## [Requirements]
Type out the complete listing below word for word, without its pictures.

## [Supplied data]
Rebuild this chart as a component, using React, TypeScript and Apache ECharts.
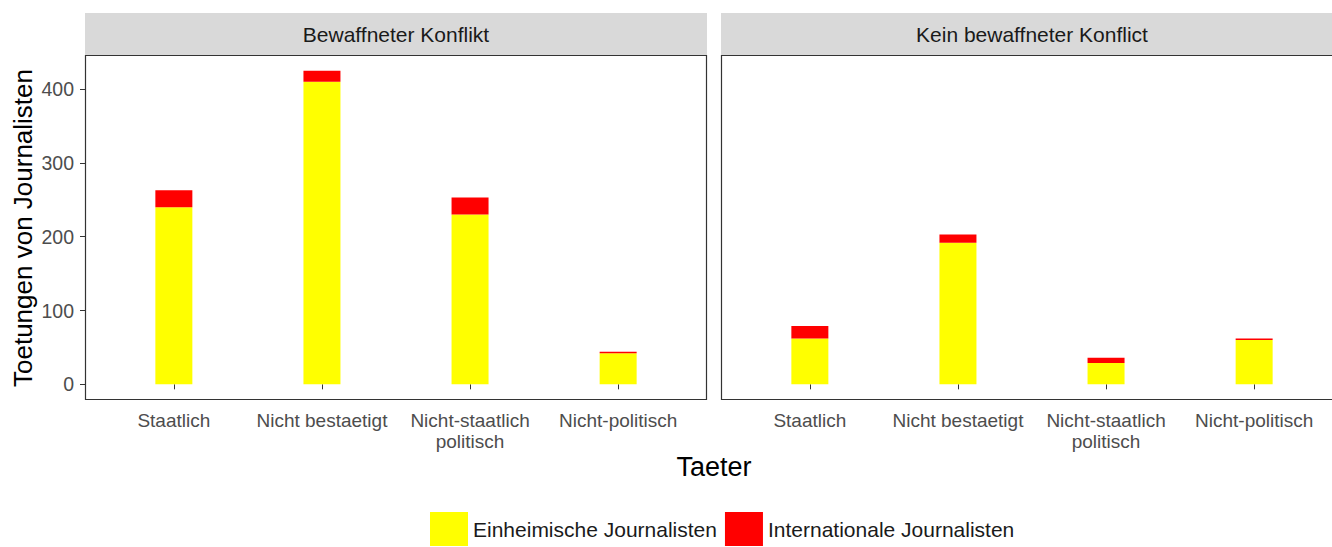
import React, { useEffect, useRef } from "react";
import * as echarts from "echarts";

const categories = ["Staatlich", "Nicht bestaetigt", "Nicht-staatlich politisch", "Nicht-politisch"];
const panelTitles = ["Bewaffneter Konflikt", "Kein bewaffneter Konflict"];
const seriesNames = ["Einheimische Journalisten", "Internationale Journalisten"];
const armedLocal = [240, 410, 230, 42];
const armedIntl = [23, 15, 23, 2];
const noArmedLocal = [62, 192, 29, 60];
const noArmedIntl = [17, 11, 7, 2];
const yTicks = [0, 100, 200, 300, 400];

const YELLOW = "#FFFF00";
const RED = "#FF0000";
const FONT = "Liberation Sans, Arial, sans-serif";

export default function App() {
  const ref = useRef<HTMLDivElement>(null);
  useEffect(() => {
    if (!ref.current) return;
    const chart = echarts.init(ref.current, null, { renderer: "svg" });
    const panelLeft = [85, 721];
    const panelW = 622;
    const top = 55;
    const h = 345;
    const unit = panelW / 4.2;
    const innerOff = unit * 0.1;

    const grids = panelLeft.map((l) => ({
      left: l + innerOff,
      top,
      width: unit * 4,
      height: h,
      containLabel: false,
    }));

    const xAxes = [0, 1].map((i) => ({
      type: "category",
      gridIndex: i,
      data: categories,
      axisLine: { show: false },
      axisTick: { show: true, alignWithLabel: true, length: 5, lineStyle: { color: "#333333", width: 1 } },
      axisLabel: {
        color: "#4D4D4D",
        fontSize: 19,
        fontFamily: FONT,
        lineHeight: 21,
        margin: 10,
        interval: 0,
        formatter: (v: string) => v.replace("staatlich politisch", "staatlich\npolitisch"),
      },
      splitLine: { show: false },
    }));

    const yAxes = [0, 1].map((i) => ({
      type: "value",
      gridIndex: i,
      min: -21.25,
      max: 446.25,
      offset: innerOff,
      axisLine: { show: false },
      axisTick: {
        show: i === 0,
        length: 5,
        customValues: yTicks,
        lineStyle: { color: "#333333", width: 1 },
      },
      axisLabel: {
        show: i === 0,
        customValues: yTicks,
        color: "#4D4D4D",
        fontSize: 19.5,
        fontFamily: FONT,
        margin: 11,
      },
      splitLine: { show: false },
    }));

    const mk = (name: string, data: number[], color: string, gi: number) => ({
      name,
      type: "bar",
      xAxisIndex: gi,
      yAxisIndex: gi,
      stack: "s" + gi,
      data,
      barWidth: 37,
      itemStyle: { color },
      emphasis: { disabled: true },
    });

    const graphics: any[] = [];
    panelLeft.forEach((l, i) => {
      graphics.push({
        type: "rect",
        shape: { x: l, y: 13, width: panelW + (i === 1 ? 30 : 0), height: 42 },
        style: { fill: "#D9D9D9" },
        silent: true,
      });
      graphics.push({
        type: "text",
        x: l + panelW / 2,
        y: 34,
        style: {
          text: panelTitles[i],
          fill: "#1A1A1A",
          font: `21px ${FONT}`,
          textAlign: "center",
          textVerticalAlign: "middle",
        },
        silent: true,
      });
      const r = l + panelW - 0.5 + (i === 1 ? 30 : 0);
      graphics.push({
        type: i === 0 ? "polygon" : "polyline",
        shape: {
          points: [
            [r, top + 0.5],
            [l + 0.5, top + 0.5],
            [l + 0.5, top + h - 0.5],
            [r, top + h - 0.5],
          ],
        },
        style: { fill: "none", stroke: "#333333", lineWidth: 1.2 },
        silent: true,
        z: 100,
      });
    });
    graphics.push({
      type: "text",
      x: 23,
      y: 228,
      rotation: Math.PI / 2,
      style: {
        text: "Toetungen von Journalisten",
        fill: "#000000",
        font: `26px ${FONT}`,
        textAlign: "center",
        textVerticalAlign: "middle",
      },
      silent: true,
    });
    graphics.push({
      type: "text",
      x: 714,
      y: 467,
      style: {
        text: "Taeter",
        fill: "#000000",
        font: `27px ${FONT}`,
        textAlign: "center",
        textVerticalAlign: "middle",
      },
      silent: true,
    });

    chart.setOption({
      animation: false,
      backgroundColor: "#FFFFFF",
      grid: grids,
      xAxis: xAxes,
      yAxis: yAxes,
      legend: {
        left: 425,
        top: 507,
        itemWidth: 38,
        itemHeight: 34,
        itemGap: 8,
        icon: "rect",
        data: seriesNames,
        selectedMode: false,
        textStyle: { fontSize: 21, color: "#1A1A1A", fontFamily: FONT },
      },
      series: [
        mk(seriesNames[0], armedLocal, YELLOW, 0),
        mk(seriesNames[1], armedIntl, RED, 0),
        mk(seriesNames[0], noArmedLocal, YELLOW, 1),
        mk(seriesNames[1], noArmedIntl, RED, 1),
      ],
      graphic: graphics,
    });
    return () => chart.dispose();
  }, []);
  return (
    <div
      ref={ref}
      style={{ position: "fixed", left: 0, top: 0, width: 1332, height: 547, background: "#fff" }}
    />
  );
}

## [Full output]
Rebuild this chart as a component, using React, TypeScript and Apache ECharts.
import React, { useEffect, useRef } from "react";
import * as echarts from "echarts";

const categories = ["Staatlich", "Nicht bestaetigt", "Nicht-staatlich politisch", "Nicht-politisch"];
const panelTitles = ["Bewaffneter Konflikt", "Kein bewaffneter Konflict"];
const seriesNames = ["Einheimische Journalisten", "Internationale Journalisten"];
const armedLocal = [240, 410, 230, 42];
const armedIntl = [23, 15, 23, 2];
const noArmedLocal = [62, 192, 29, 60];
const noArmedIntl = [17, 11, 7, 2];
const yTicks = [0, 100, 200, 300, 400];

const YELLOW = "#FFFF00";
const RED = "#FF0000";
const FONT = "Liberation Sans, Arial, sans-serif";

export default function App() {
  const ref = useRef<HTMLDivElement>(null);
  useEffect(() => {
    if (!ref.current) return;
    const chart = echarts.init(ref.current, null, { renderer: "svg" });
    const panelLeft = [85, 721];
    const panelW = 622;
    const top = 55;
    const h = 345;
    const unit = panelW / 4.2;
    const innerOff = unit * 0.1;

    const grids = panelLeft.map((l) => ({
      left: l + innerOff,
      top,
      width: unit * 4,
      height: h,
      containLabel: false,
    }));

    const xAxes = [0, 1].map((i) => ({
      type: "category",
      gridIndex: i,
      data: categories,
      axisLine: { show: false },
      axisTick: { show: true, alignWithLabel: true, length: 5, lineStyle: { color: "#333333", width: 1 } },
      axisLabel: {
        color: "#4D4D4D",
        fontSize: 19,
        fontFamily: FONT,
        lineHeight: 21,
        margin: 10,
        interval: 0,
        formatter: (v: string) => v.replace("staatlich politisch", "staatlich\npolitisch"),
      },
      splitLine: { show: false },
    }));

    const yAxes = [0, 1].map((i) => ({
      type: "value",
      gridIndex: i,
      min: -21.25,
      max: 446.25,
      offset: innerOff,
      axisLine: { show: false },
      axisTick: {
        show: i === 0,
        length: 5,
        customValues: yTicks,
        lineStyle: { color: "#333333", width: 1 },
      },
      axisLabel: {
        show: i === 0,
        customValues: yTicks,
        color: "#4D4D4D",
        fontSize: 19.5,
        fontFamily: FONT,
        margin: 11,
      },
      splitLine: { show: false },
    }));

    const mk = (name: string, data: number[], color: string, gi: number) => ({
      name,
      type: "bar",
      xAxisIndex: gi,
      yAxisIndex: gi,
      stack: "s" + gi,
      data,
      barWidth: 37,
      itemStyle: { color },
      emphasis: { disabled: true },
    });

    const graphics: any[] = [];
    panelLeft.forEach((l, i) => {
      graphics.push({
        type: "rect",
        shape: { x: l, y: 13, width: panelW + (i === 1 ? 30 : 0), height: 42 },
        style: { fill: "#D9D9D9" },
        silent: true,
      });
      graphics.push({
        type: "text",
        x: l + panelW / 2,
        y: 34,
        style: {
          text: panelTitles[i],
          fill: "#1A1A1A",
          font: `21px ${FONT}`,
          textAlign: "center",
          textVerticalAlign: "middle",
        },
        silent: true,
      });
      const r = l + panelW - 0.5 + (i === 1 ? 30 : 0);
      graphics.push({
        type: i === 0 ? "polygon" : "polyline",
        shape: {
          points: [
            [r, top + 0.5],
            [l + 0.5, top + 0.5],
            [l + 0.5, top + h - 0.5],
            [r, top + h - 0.5],
          ],
        },
        style: { fill: "none", stroke: "#333333", lineWidth: 1.2 },
        silent: true,
        z: 100,
      });
    });
    graphics.push({
      type: "text",
      x: 23,
      y: 228,
      rotation: Math.PI / 2,
      style: {
        text: "Toetungen von Journalisten",
        fill: "#000000",
        font: `26px ${FONT}`,
        textAlign: "center",
        textVerticalAlign: "middle",
      },
      silent: true,
    });
    graphics.push({
      type: "text",
      x: 714,
      y: 467,
      style: {
        text: "Taeter",
        fill: "#000000",
        font: `27px ${FONT}`,
        textAlign: "center",
        textVerticalAlign: "middle",
      },
      silent: true,
    });

    chart.setOption({
      animation: false,
      backgroundColor: "#FFFFFF",
      grid: grids,
      xAxis: xAxes,
      yAxis: yAxes,
      legend: {
        left: 425,
        top: 507,
        itemWidth: 38,
        itemHeight: 34,
        itemGap: 8,
        icon: "rect",
        data: seriesNames,
        selectedMode: false,
        textStyle: { fontSize: 21, color: "#1A1A1A", fontFamily: FONT },
      },
      series: [
        mk(seriesNames[0], armedLocal, YELLOW, 0),
        mk(seriesNames[1], armedIntl, RED, 0),
        mk(seriesNames[0], noArmedLocal, YELLOW, 1),
        mk(seriesNames[1], noArmedIntl, RED, 1),
      ],
      graphic: graphics,
    });
    return () => chart.dispose();
  }, []);
  return (
    <div
      ref={ref}
      style={{ position: "fixed", left: 0, top: 0, width: 1332, height: 547, background: "#fff" }}
    />
  );
}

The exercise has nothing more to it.